__PROBLEM REQUIREMENTS__:
Answer with one number: how many lines hold "chart".

__________

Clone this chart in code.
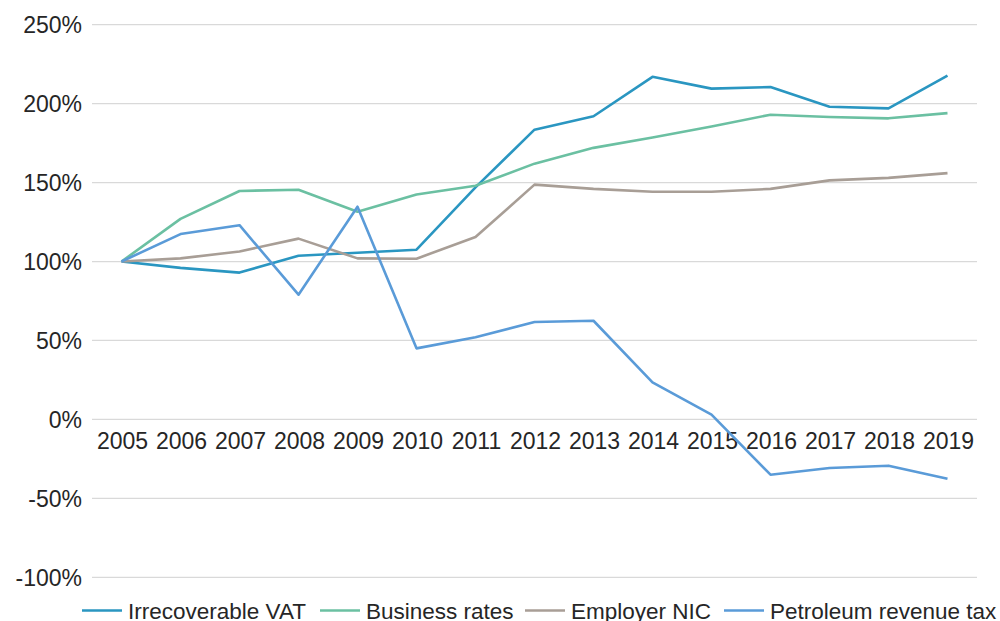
<!DOCTYPE html>
<html>
<head>
<meta charset="utf-8">
<script src="https://cdn.jsdelivr.net/npm/d3@7"></script>
<style>
  body { margin: 0; background: #fff; }
  text { font-family: 'Liberation Sans', Arial, sans-serif; fill: #262626; }
</style>
</head>
<body>
<div id="chart"></div>
<script>
const years = ['2005', '2006', '2007', '2008', '2009', '2010', '2011', '2012', '2013', '2014', '2015', '2016', '2017', '2018', '2019']

const irrecoverableVat = [100, 96, 93, 103.7, 105.6, 107.5, 147, 183.5, 192, 217, 209.5, 210.5, 198, 197, 217.7]
const businessRates = [100, 127, 144.7, 145.5, 131.5, 142.5, 148, 162, 172, 178.5, 185.5, 193, 191.5, 190.7, 194]
const employerNic = [100, 102, 106.4, 114.5, 102, 101.8, 115.5, 148.7, 146, 144.2, 144.2, 146, 151.4, 153, 156]
const petroleumTax = [100, 117.4, 123, 79, 134.7, 45, 52, 61.7, 62.5, 23.4, 3, -35, -30.8, -29.3, -37.6]

const yTicks = [-100, -50, 0, 50, 100, 150, 200, 250]

const seriesNames = ['Irrecoverable VAT', 'Business rates', 'Employer NIC', 'Petroleum revenue tax']
const seriesColors = ['#2a96c1', '#6bc0a2', '#a89e96', '#5a9bd8']

const series = [irrecoverableVat, businessRates, employerNic, petroleumTax].map((values, i) => ({
  name: seriesNames[i],
  color: seriesColors[i],
  values: values
}))

const width = 1000
const height = 621

const svg = d3
  .select('#chart')
  .append('svg')
  .attr('width', width)
  .attr('height', height)

const xScale = d3
  .scaleBand()
  .domain(years)
  .range([92, 977])

const yScale = d3
  .scaleLinear()
  .domain([-100, 250])
  .range([577.3, 24.7])

// gridlines
svg
  .selectAll('.grid')
  .data(yTicks)
  .enter()
  .append('line')
  .attr('class', 'grid')
  .attr('x1', 92)
  .attr('x2', 977)
  .attr('y1', d => yScale(d))
  .attr('y2', d => yScale(d))
  .attr('stroke', '#d9d9d9')
  .attr('stroke-width', 1.3)

// y labels
svg
  .selectAll('.y-label')
  .data(yTicks)
  .enter()
  .append('text')
  .attr('class', 'y-label')
  .attr('x', 82)
  .attr('y', d => yScale(d))
  .attr('dy', '0.36em')
  .attr('text-anchor', 'end')
  .attr('font-size', 23)
  .text(d => d + '%')

// x labels sit just under the 0% line
svg
  .selectAll('.x-label')
  .data(years)
  .enter()
  .append('text')
  .attr('class', 'x-label')
  .attr('x', d => xScale(d) + xScale.bandwidth() / 2 + 1)
  .attr('y', yScale(0) + 30)
  .attr('text-anchor', 'middle')
  .attr('font-size', 23)
  .text(d => d)

const line = d3
  .line()
  .x((d, i) => xScale(years[i]) + xScale.bandwidth() / 2)
  .y(d => yScale(d))

svg
  .selectAll('.series')
  .data(series)
  .enter()
  .append('path')
  .attr('class', 'series')
  .attr('fill', 'none')
  .attr('stroke', d => d.color)
  .attr('stroke-width', 2.6)
  .attr('stroke-linejoin', 'round')
  .attr('d', d => line(d.values))

// legend (clipped at the bottom edge, as in the original)
const legendX = [82, 320, 525, 724]
const legend = svg
  .selectAll('.legend')
  .data(series)
  .enter()
  .append('g')
  .attr('class', 'legend')
  .attr('transform', (d, i) => 'translate(' + legendX[i] + ',' + 610.5 + ')')

legend
  .append('line')
  .attr('x1', 0)
  .attr('x2', 40)
  .attr('stroke', d => d.color)
  .attr('stroke-width', 2.6)

legend
  .append('text')
  .attr('x', 46)
  .attr('dy', '0.36em')
  .attr('font-size', 22.5)
  .text(d => d.name)
</script>
</body>
</html>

__________

__FINISHED ANSWER__:
3